Cutting back on sweets is a great decision for your health — but it can be hard to follow through, especially for kids. Almost all American kids eat way more sugar than is recommended, and hardly any of those kids actually want to reduce their sugar consumption. How can you tame your child’s sweet tooth?
The natural sweet tooth
A sweet tooth may be adaptive. Not only does it encourage babies to drink more milk, it could have helped our ancestors avoid poisonous plants. Natural poisons are generally bitter, while naturally sweet foods like fruits and vegetables are good to eat.
A sweet tooth could have been an advantage for early humans. Sweet foods like yams and berries were available some of the time. Super sweet foods like honey and sugar cane were available only occasionally. Getting too much sugar wasn’t a problem, because it simply wasn’t available.
Now, sugar is not only readily available, it’s hard to avoid. Apples and carrots are always available, along with other natural sugar sources like milk. Nearly every packaged food from the grocery store or prepared food from restaurants and cafeterias comes packed with added sugar, too.
The trained sweet tooth
If our natural sweet tooth caused us to choose carrots over broccoli when we picked a snack, it wouldn’t be a problem. A sweet tooth is a real problem because the amount of sugar consumed by all age groups, including kids, is on the rise. When your parents were kids, they probably thought of sweets as desserts or special treats. They learned not to eat sweets in the morning or before meals, because those choices were considered inappropriate in those days. They drank water rather than soda most of the time. Even the sweets they ate were often homemade, with less sugar than store-bought versions.
Kids now may drink soda for breakfast on a regular basis. They may regularly choose flavored sweetened milk rather than ordinary milk (which contains quite a bit of natural sugar already). Chances are good that almost all the celebrations and gatherings they attend include sweet treats and snacks.
Our kids grow so accustomed to super sweet foods that they may not be able to recognize the sweetness of peas, melon, or strawberries. Sugar releases feel-good chemicals like dopamine in the brain. Eating lots of sugar can cause our brains to develop a tolerance.

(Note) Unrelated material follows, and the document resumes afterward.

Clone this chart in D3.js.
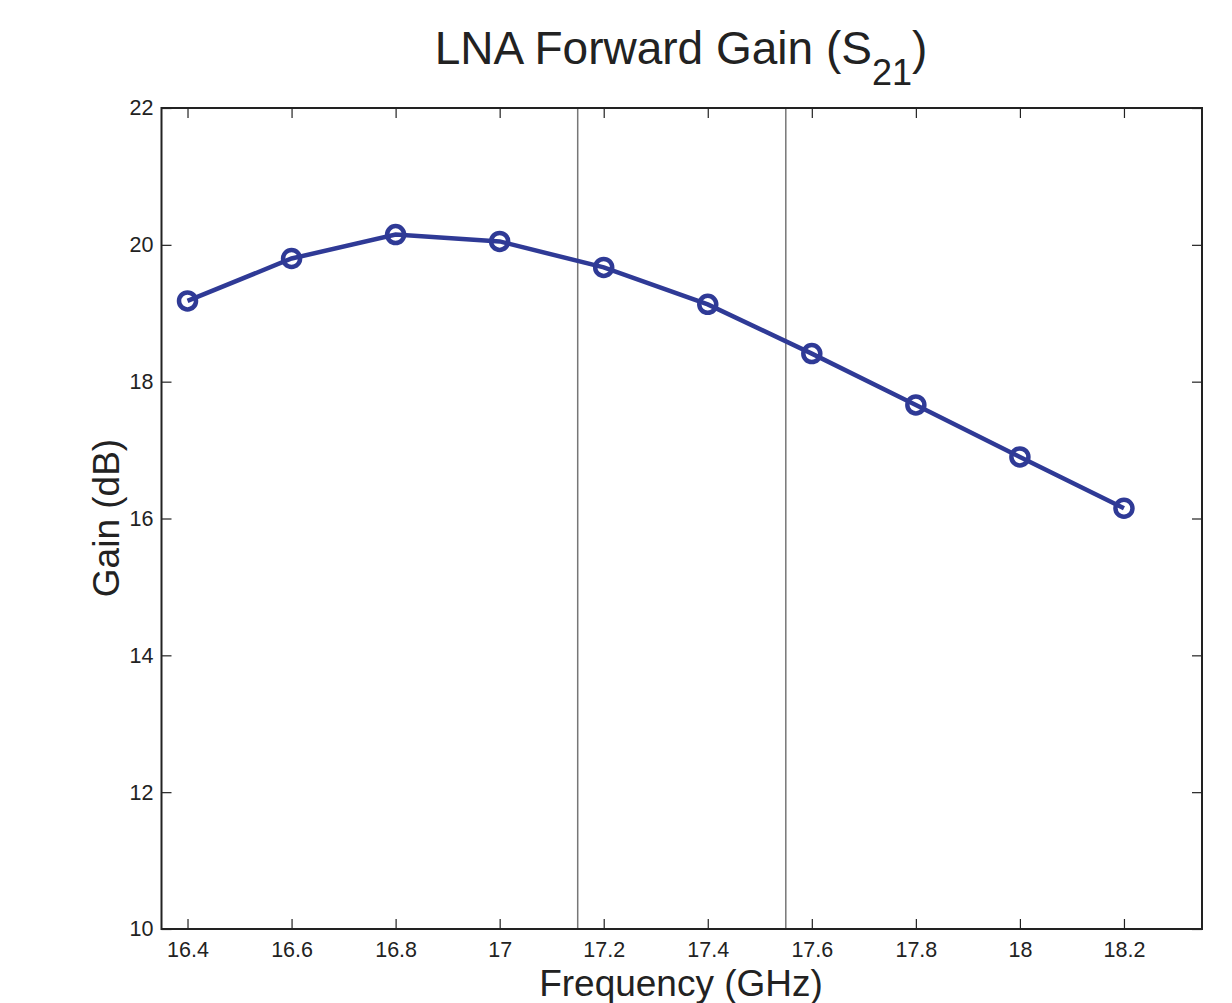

We need a larger amount of sugar to get the same effects. Melon doesn’t feel like dessert if we have ice cream every day.
Taming the sweet tooth
While the jury is still out on whether sugar is physically addictive, there is evidence that “intermittent access” to sweets can lead to strong cravings. For some people, abstinence from sweet foods may be easier than moderation. But for kids, it’s almost impossible to avoid added sugars. Our kids get sweets not just at home, but also at friends’ homes, at school, at scout meetings and sports practice and at the bank where they hand out lollipops.
If sugar is out of bounds at home but available everywhere else they go, our children may be more likely to binge on sugar when they can get it.
Here are some steps you can take to cut back on sugar, even if someone in your family has a sweet tooth:
- Choose products with less sugar when you’re shopping. You can probably cut back quite a bit on sugar in peanut butter, spaghetti sauce, salad dressings, and other things you don’t think of as sweets.
- Try out healthier versions of recipes. Check out our healthier cookie recipe and high fiber snack cakes. Our Chocolate Nut Torte recipe (click the link and scroll down) may become a favorite, with much less sugar than the average cake mix cake.
- Choose natural sweets like fruit when you can. Fruit at breakfast instead of sugary cereals or sponge cake with berries instead of snack cakes — changes like these can help you cut back on sugar.
- Persist with gradual small changes over time. Your family’s tastes will change, and they’ll begin to enjoy less sugary treats.
- Cut back on sodas and candy. It can be easier to give up one or two items than to give up sugar or sweets in general.